**Dataset excerpt**
________________
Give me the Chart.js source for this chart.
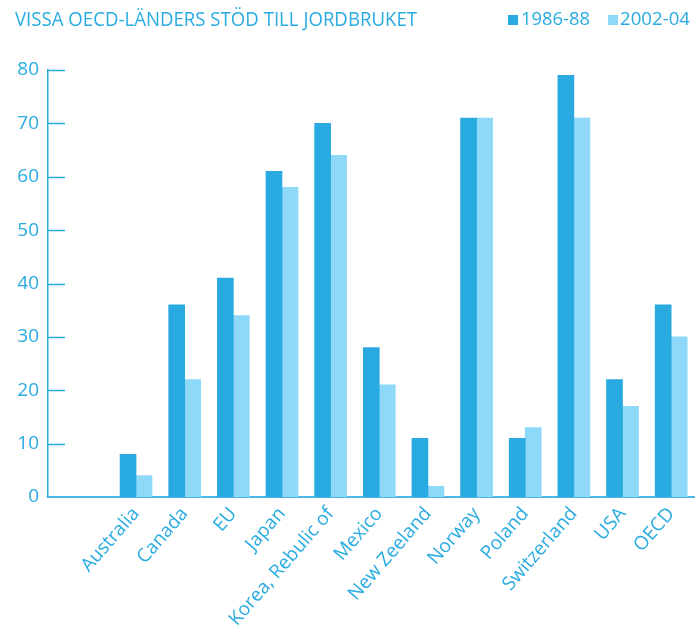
<!DOCTYPE html>
<html>
<head>
<meta charset="utf-8">
<script src="https://cdn.jsdelivr.net/npm/chart.js@4/dist/chart.umd.min.js"></script>
<style>
  html, body { margin: 0; padding: 0; background: #fff; }
  #wrap { width: 695px; height: 637px; }
</style>
</head>
<body>
<div id="wrap"><canvas id="chart" width="695" height="637"></canvas></div>
<script>
const titleText = 'VISSA OECD-LÄNDERS STÖD TILL JORDBRUKET';
const countries = ['Australia', 'Canada', 'EU', 'Japan', 'Korea, Rebulic of', 'Mexico',
    'New Zeeland', 'Norway', 'Poland', 'Switzerland', 'USA', 'OECD'];
const support1986 = [8, 36, 41, 61, 70, 28, 11, 71, 11, 79, 22, 36];
const support2002 = [4, 22, 34, 58, 64, 21, 2, 71, 13, 71, 17, 30];
const yTicks = [0, 10, 20, 30, 40, 50, 60, 70, 80];

const blue = '#29abe2';
const lightBlue = '#8ed8f8';
const font = "'Open Sans', sans-serif";

// title, legend and the short inward tick marks on the y axis
const decor = {
    id: 'decor',
    afterDraw(chart) {
        const ctx = chart.ctx;
        const y = chart.scales.y;
        ctx.save();
        ctx.strokeStyle = blue;
        ctx.lineWidth = 1.5;
        yTicks.forEach(v => {
            if (v === 0) return;
            const py = Math.round(y.getPixelForValue(v)) + 0.5;
            ctx.beginPath();
            ctx.moveTo(chart.chartArea.left, py);
            ctx.lineTo(chart.chartArea.left + 17, py);
            ctx.stroke();
        });

        ctx.fillStyle = blue;
        ctx.textBaseline = 'alphabetic';
        ctx.textAlign = 'left';
        ctx.font = '19.5px ' + font;
        ctx.fillText(titleText, 15, 26, 402);

        ctx.font = '19px ' + font;
        const legendPos = [[508, 521, 69], [608, 620, 70]];
        chart.data.datasets.forEach((ds, i) => {
            const [bx, tx, w] = legendPos[i];
            ctx.fillStyle = ds.backgroundColor;
            ctx.fillRect(bx, 15, 10, 10);
            ctx.fillStyle = blue;
            ctx.fillText(ds.label, tx, 25, w);
        });
        ctx.restore();
    }
};

new Chart(document.getElementById('chart'), {
    type: 'bar',
    data: {
        datasets: [{
            label: '1986-88',
            data: support1986.map((v, i) => ({ x: i, y: v })),
            backgroundColor: blue,
            barThickness: 16
        }, {
            label: '2002-04',
            data: support2002.map((v, i) => ({ x: i, y: v })),
            backgroundColor: lightBlue,
            barThickness: 16
        }]
    },
    options: {
        responsive: false,
        animation: false,
        layout: { padding: { top: 70, right: 0, bottom: 0, left: 0 } },
        plugins: {
            legend: { display: false },
            title: { display: false },
            tooltip: { enabled: false }
        },
        scales: {
            x: {
                type: 'linear',
                offset: false,
                min: -1.81,
                max: 11.49,
                afterBuildTicks: scale => {
                    scale.ticks = countries.map((c, i) => ({ value: i }));
                },
                afterFit: scale => { scale.height = 140; },
                grid: { display: false, drawTicks: false, offset: false },
                border: { display: true, color: '#4db8e8', width: 2 },
                ticks: {
                    autoSkip: false,
                    maxRotation: 49,
                    minRotation: 49,
                    padding: 6,
                    color: blue,
                    font: { family: font, size: 19 },
                    callback: v => countries[v]
                }
            },
            y: {
                min: 0,
                max: 80,
                afterBuildTicks: scale => {
                    scale.ticks = yTicks.map(v => ({ value: v }));
                },
                afterFit: scale => { scale.width = 48; },
                grid: { display: false, drawTicks: false },
                border: { display: true, color: blue, width: 1.5 },
                ticks: {
                    padding: 9,
                    color: blue,
                    font: { family: font, size: 19 }
                }
            }
        }
    },
    plugins: [decor]
});
</script>
</body>
</html>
________________
**Request**
All of the data needs repeating exactly, but the pictures do not.

**The solution**
Give me the Chart.js source for this chart.
<!DOCTYPE html>
<html>
<head>
<meta charset="utf-8">
<script src="https://cdn.jsdelivr.net/npm/chart.js@4/dist/chart.umd.min.js"></script>
<style>
  html, body { margin: 0; padding: 0; background: #fff; }
  #wrap { width: 695px; height: 637px; }
</style>
</head>
<body>
<div id="wrap"><canvas id="chart" width="695" height="637"></canvas></div>
<script>
const titleText = 'VISSA OECD-LÄNDERS STÖD TILL JORDBRUKET';
const countries = ['Australia', 'Canada', 'EU', 'Japan', 'Korea, Rebulic of', 'Mexico',
    'New Zeeland', 'Norway', 'Poland', 'Switzerland', 'USA', 'OECD'];
const support1986 = [8, 36, 41, 61, 70, 28, 11, 71, 11, 79, 22, 36];
const support2002 = [4, 22, 34, 58, 64, 21, 2, 71, 13, 71, 17, 30];
const yTicks = [0, 10, 20, 30, 40, 50, 60, 70, 80];

const blue = '#29abe2';
const lightBlue = '#8ed8f8';
const font = "'Open Sans', sans-serif";

// title, legend and the short inward tick marks on the y axis
const decor = {
    id: 'decor',
    afterDraw(chart) {
        const ctx = chart.ctx;
        const y = chart.scales.y;
        ctx.save();
        ctx.strokeStyle = blue;
        ctx.lineWidth = 1.5;
        yTicks.forEach(v => {
            if (v === 0) return;
            const py = Math.round(y.getPixelForValue(v)) + 0.5;
            ctx.beginPath();
            ctx.moveTo(chart.chartArea.left, py);
            ctx.lineTo(chart.chartArea.left + 17, py);
            ctx.stroke();
        });

        ctx.fillStyle = blue;
        ctx.textBaseline = 'alphabetic';
        ctx.textAlign = 'left';
        ctx.font = '19.5px ' + font;
        ctx.fillText(titleText, 15, 26, 402);

        ctx.font = '19px ' + font;
        const legendPos = [[508, 521, 69], [608, 620, 70]];
        chart.data.datasets.forEach((ds, i) => {
            const [bx, tx, w] = legendPos[i];
            ctx.fillStyle = ds.backgroundColor;
            ctx.fillRect(bx, 15, 10, 10);
            ctx.fillStyle = blue;
            ctx.fillText(ds.label, tx, 25, w);
        });
        ctx.restore();
    }
};

new Chart(document.getElementById('chart'), {
    type: 'bar',
    data: {
        datasets: [{
            label: '1986-88',
            data: support1986.map((v, i) => ({ x: i, y: v })),
            backgroundColor: blue,
            barThickness: 16
        }, {
            label: '2002-04',
            data: support2002.map((v, i) => ({ x: i, y: v })),
            backgroundColor: lightBlue,
            barThickness: 16
        }]
    },
    options: {
        responsive: false,
        animation: false,
        layout: { padding: { top: 70, right: 0, bottom: 0, left: 0 } },
        plugins: {
            legend: { display: false },
            title: { display: false },
            tooltip: { enabled: false }
        },
        scales: {
            x: {
                type: 'linear',
                offset: false,
                min: -1.81,
                max: 11.49,
                afterBuildTicks: scale => {
                    scale.ticks = countries.map((c, i) => ({ value: i }));
                },
                afterFit: scale => { scale.height = 140; },
                grid: { display: false, drawTicks: false, offset: false },
                border: { display: true, color: '#4db8e8', width: 2 },
                ticks: {
                    autoSkip: false,
                    maxRotation: 49,
                    minRotation: 49,
                    padding: 6,
                    color: blue,
                    font: { family: font, size: 19 },
                    callback: v => countries[v]
                }
            },
            y: {
                min: 0,
                max: 80,
                afterBuildTicks: scale => {
                    scale.ticks = yTicks.map(v => ({ value: v }));
                },
                afterFit: scale => { scale.width = 48; },
                grid: { display: false, drawTicks: false },
                border: { display: true, color: blue, width: 1.5 },
                ticks: {
                    padding: 9,
                    color: blue,
                    font: { family: font, size: 19 }
                }
            }
        }
    },
    plugins: [decor]
});
</script>
</body>
</html>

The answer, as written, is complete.